Dopo la fine della guerra, nei paesi del mondo occidentale tra cui anche l’Italia, vennero prese alcune precauzioni per evitare il contagio. Nella vita sociale venne interdetto l’accesso ai teatri; chiese e altri luoghi pubblici furono chiusi al pubblico, in alcuni paesi anche per un anno intero. Persino i funerali furono limitati a quindici minuti. Come arma di difesa contro la trasmissione della malattia, venne poi richiesto alla popolazione di indossare in pubblico delle maschere, solitamente in tessuto, e vietato l’accesso a tram, uffici e altri spazi pubblici a coloro che non indossavano tale protezione.

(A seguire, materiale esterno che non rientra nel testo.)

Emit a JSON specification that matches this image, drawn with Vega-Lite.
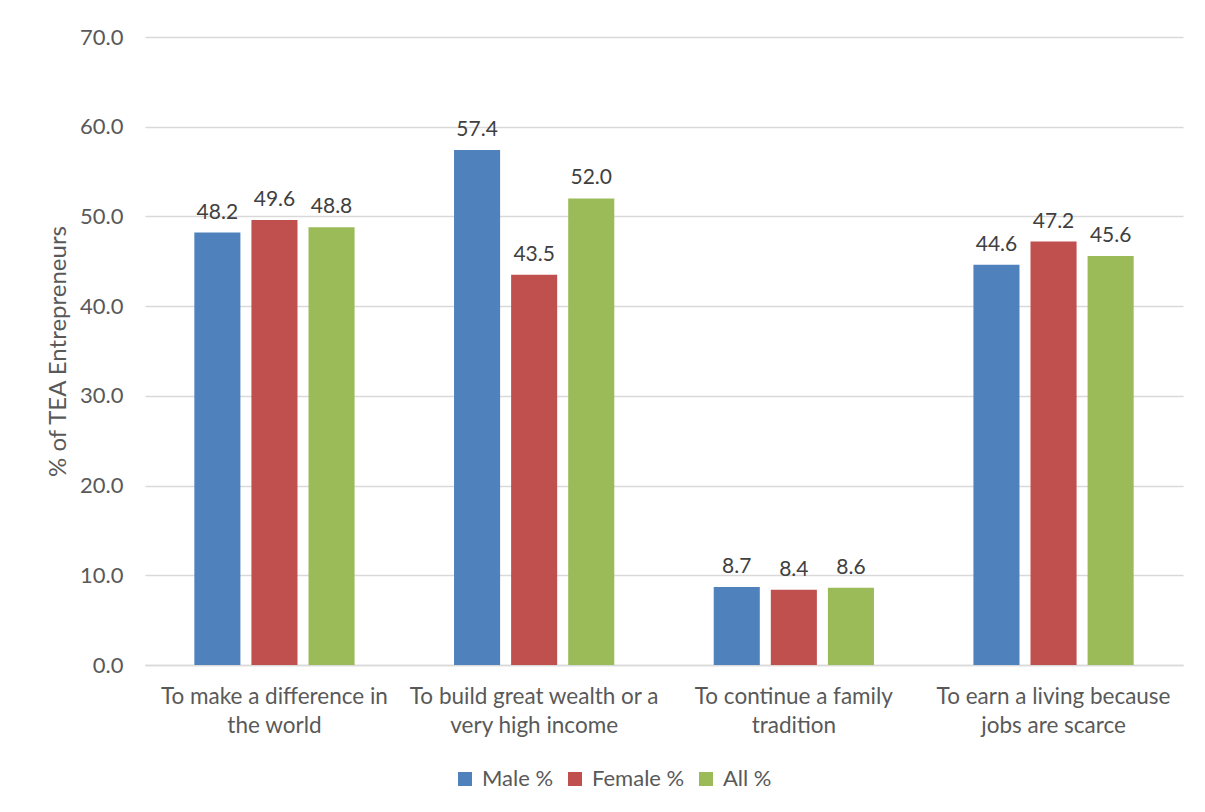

I medici credevano che la febbre fosse causata dai batteri e non da un virus, perciò venivano indicati anche dei rimedi casalinghi per contrastare l’insorgere della malattia. Gli opuscoli suggerivano di masticare il cibo con attenzione e di evitare di indossare vestiti e scarpe stretti; era persino in vigore il divieto di tossire e starnutire in pubblico. I rimedi casalinghi comprendevano anche gargarismi con bicarbonato di sodio e acido borico, impacchi di sale nelle narici. Solo negli anni Trenta si scoprì che la causa della febbre era un virus e non un batterio. La cura arrivò dopo vent’anni dall’inizio dell’epidemia, nel 1938. Furono i medici Jonas Salk e Thomas Francis a sviluppare il primo vaccino contro il virus della “febbre spagnola”, che procurò la morte a circa 50 milioni di persone in tutto il mondo.